What about drilling a hole the other direction and putting in a new ring?

Wayne Howard

Zip tie a keychain ring onto the old ring? I would be reluctant to do any other modifications to the chime for fear of changing the tones. But that's just me.
Wayne Howard
Master and Commander of S/V Impetuous
I'm not a complete idiot, some parts are missing.

Norm L.

Wayne, I like that idea. Even two similar diameter metal rings wire wrapped, one on each side.

Drilling a hole at the top would probably not greatly affect the sound but if you drilled below the common weld point you would go through two plates and would have to have a heafty ring to handle the chafe on the sharp edges of each plate. Rounding the holes sounds like way more work than wrapping chafing rings to the existing ring.

Charles Brennan

Norm, If it was me, I think I'd simply use a 3/32 thimble and cut it down to match the inside circumference, then crimp the edges to the ring with some pliers.

Hope this helps,
Charles Brennan

Norm L.

Now you've got me thinking two ways. "Cheek"chafing plates or an "insert"

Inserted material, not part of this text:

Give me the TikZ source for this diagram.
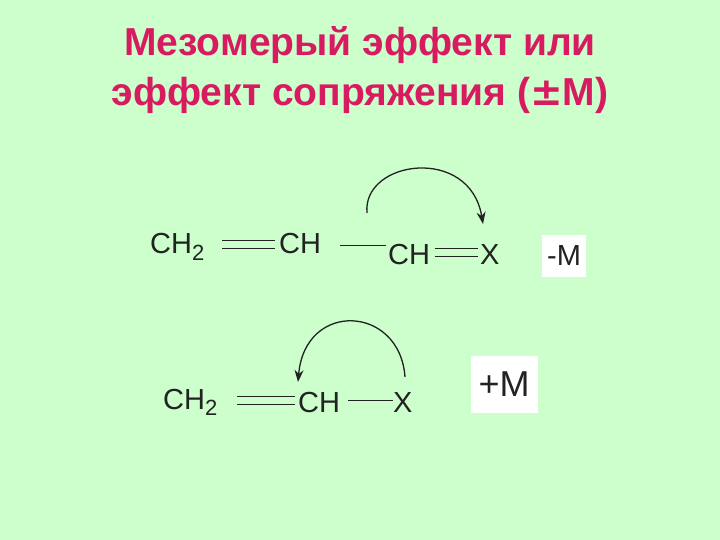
\documentclass[tikz,border=0pt]{standalone}
\usepackage{fontspec}
\setmainfont{Liberation Sans}
\usetikzlibrary{arrows.meta}
\definecolor{bg}{HTML}{CCFFCC}
\definecolor{ttl}{HTML}{D81B60}
\definecolor{bondc}{HTML}{222222}
\tikzset{
  chem/.style={font=\fontsize{29}{32}\selectfont, text=bondc, inner sep=0pt, anchor=base west},
  bond/.style={line width=1pt, draw=bondc},
  effbox/.style={fill=white, inner sep=2pt, font=\fontsize{29}{32}\selectfont, text=bondc},
  curly/.style={line width=1.3pt, draw=bondc, -{Stealth[length=12pt,width=9pt]}}
}
\begin{document}
\begin{tikzpicture}[x=1pt,y=-1pt]
\useasboundingbox[fill=bg] (0,0) rectangle (720,540);
\node[font=\bfseries\fontsize{39}{50}\selectfont, text=ttl, align=center] (title) at (360,70)
  {Мезомерый эффект или\\эффект сопряжения ({\fontspec{DejaVu Sans}\bfseries ±}M)};
% row 1
\node[chem] (a1) at (150,254) {CH\textsubscript{\fontsize{22}{24}\selectfont 2}};
\node[chem] (a2) at (279,254) {CH};
\node[chem] (a3) at (388,264) {CH};
\node[chem] (a4) at (480,264) {X};
\draw[bond] (222,240) -- (275,240) (222,248) -- (275,248);
\draw[bond] (340,245) -- (386,245);
\draw[bond] (435,248) -- (478,248) (435,256) -- (478,256);
\node[effbox, minimum width=44pt, minimum height=42pt] (m1) at (564,256) {-M};
\coordinate (s1) at (367,213);
\coordinate (e1) at (483,224);
\draw[curly] (s1) .. controls (362,160) and (470,145) .. (e1);
% row 2
\node[chem] (b1) at (163,409) {CH\textsubscript{\fontsize{22}{24}\selectfont 2}};
\node[chem] (b2) at (298,412) {CH};
\node[chem] (b3) at (393,412) {X};
\draw[bond] (237,396) -- (295,396) (237,404) -- (295,404);
\draw[bond] (348,400) -- (393,400);
\node[effbox, minimum width=67pt, minimum height=57pt, font=\fontsize{36}{40}\selectfont] (m2) at (504,384) {+M};
\coordinate (s2) at (405,377);
\coordinate (e2) at (298,382);
\draw[curly] (s2) .. controls (400,305) and (305,300) .. (e2);
\end{tikzpicture}
\end{document}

So into the tiny shop and see what is lying around that can be adapted.

Thanks

Spot

Norm, have you reached out to North Country Wind Bells?
They mention a welded ring repair on Cor-Ten bells in their Q & A / FAQ section.

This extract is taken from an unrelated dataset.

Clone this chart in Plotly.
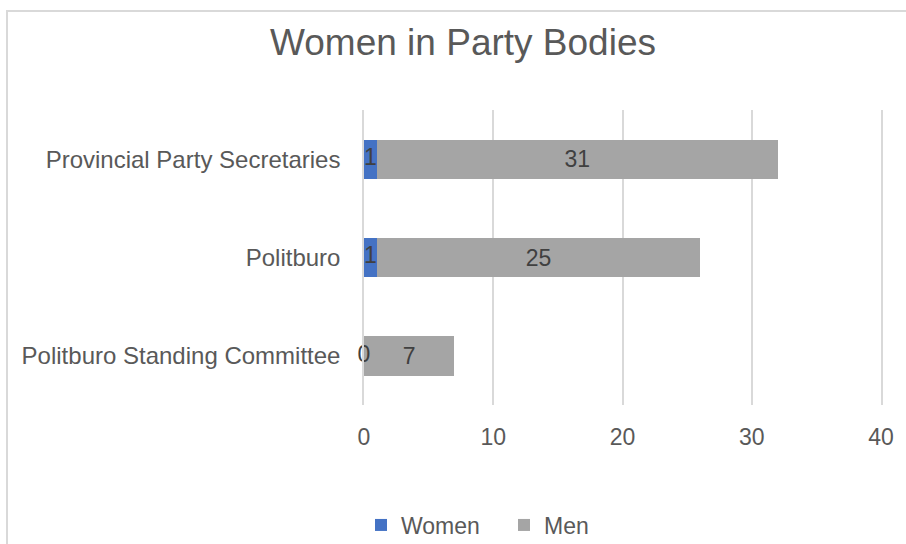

https://www.northcountrywindbells.com/images/Q_AND_A_List.pdf

If you know of or can find a good TIG or MIG weldor (person, not the machine) locally and bring them the bell and the right-sized ring, you might get the job done for some lunch money and/or a pleasant conversation. I imagine they'd cut off the old ring, split the new ring a bit, grind the weld area clean, and perform the weld.

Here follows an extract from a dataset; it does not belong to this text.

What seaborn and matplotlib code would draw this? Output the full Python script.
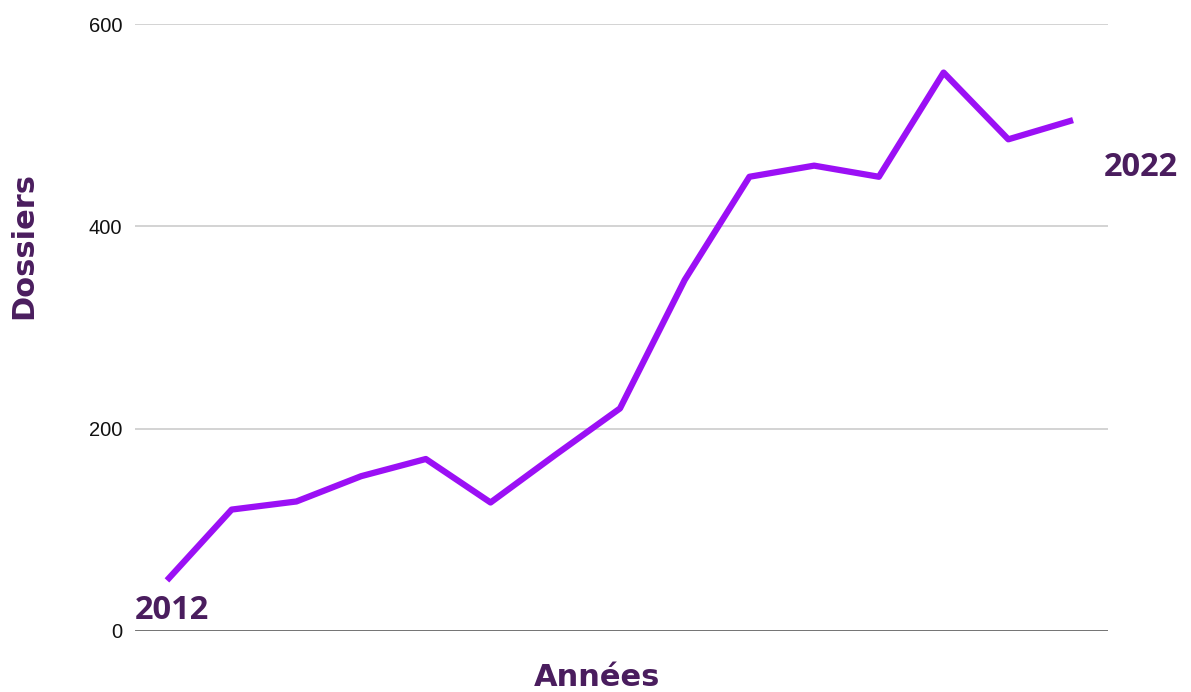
import numpy as np
import matplotlib.pyplot as plt
import pandas as pd
import seaborn as sns

# values (15 points between 2012 and 2022)
points = list(range(15))
dossiers = [50, 120, 128, 153, 170, 127, 174, 220, 347, 449, 460, 449, 552, 486, 505]
y_ticks = [0, 200, 400, 600]
first_label = "2012"
last_label = "2022"

df = pd.DataFrame({"point": points, "dossiers": dossiers})

sns.set_style("white")
plt.rcParams['font.family'] = ['Liberation Sans', 'DejaVu Sans']

fig = plt.figure(figsize=(11.91, 6.92), dpi=100)
ax = fig.add_axes([0.1133, 0.0882, 0.817, 0.8771])

sns.lineplot(data=df, x="point", y="dossiers", color="#9B10F5", linewidth=4.5,
             solid_capstyle="butt", ax=ax)

ax.set_xlim(-0.4945, 14.54)
ax.set_ylim(0, 600)
ax.set_yticks(y_ticks)
ax.set_yticklabels([str(t) for t in y_ticks], fontsize=14.5, color="#111111")
ax.set_xticks([])
ax.tick_params(axis="y", length=0, pad=9)
for t in y_ticks[1:]:
    ax.axhline(t, color="#cccccc", linewidth=1.2, zorder=0)
ax.axhline(0, color="#666666", linewidth=2, zorder=1)
for s in ax.spines.values():
    s.set_visible(False)
ax.set_xlabel("")
ax.set_ylabel("")

purple = "#4A1D5E"
ax.annotate(first_label, xy=(points[0], dossiers[0]), xytext=(-23, -22),
            textcoords="offset points", fontsize=23.5, fontweight="bold",
            family="Open Sans", color=purple, ha="left", va="center")
ax.annotate(last_label, xy=(points[-1], dossiers[-1]), xytext=(22, -34),
            textcoords="offset points", fontsize=23.5, fontweight="bold",
            family="Open Sans", color=purple, ha="left", va="center")

fig.text(597 / 1191, 1 - 677 / 692, "Années", fontsize=22, fontweight="bold",
         family="DejaVu Sans", color=purple, ha="center", va="center")
fig.text(24 / 1191, 1 - 245 / 692, "Dossiers", fontsize=22, fontweight="bold",
         family="DejaVu Sans", color=purple, ha="center", va="center", rotation=90)

fig.savefig("out.png", dpi=100)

Big dreams, small boats...

Riley Smith

Second the welder. Although I'd just add a dot or two where the wear is with TIG. The best results would take the right MACHINE...one with a button start  ($$$$ for the equipment). And another thing. I think I'd brush the corrosion on the whole bit with a hand wire brush, and coat it with some of that liquid green stuff....the name escapes me at the moment, but it chemically combines with the iron oxide and stops corrosion, and is in reality a primer. Then paint the whole with some oil based paint to inhibit further corrosion. Yes, it won't look so old, but that doesn't mean it won't look good. I don't think Coreten will actually matter on something like that. Concern in that area would be reserved for more technical welds that have to hold pressure and be watertight IMHO. I'd run this by the weld engineer if I were at work...but even there you get so many opinions. I've told those yahoos that going DOWN a wire size in their automatics to .035 instead of .045 wire would lessen the rate of defects but they think that you can do so much MORE with .045. Never considering how much time is lost on repairing defects. Typical.
Riley

Norm L.

Ha! nothing dies on the internet!

I went to the tiny shop and found that, EUREKA! in my grommet set there was the perfect size. I did do some minor filing on the existing ring to smooth the inside surface and the paired grommet fit tightly. A year later still looks great.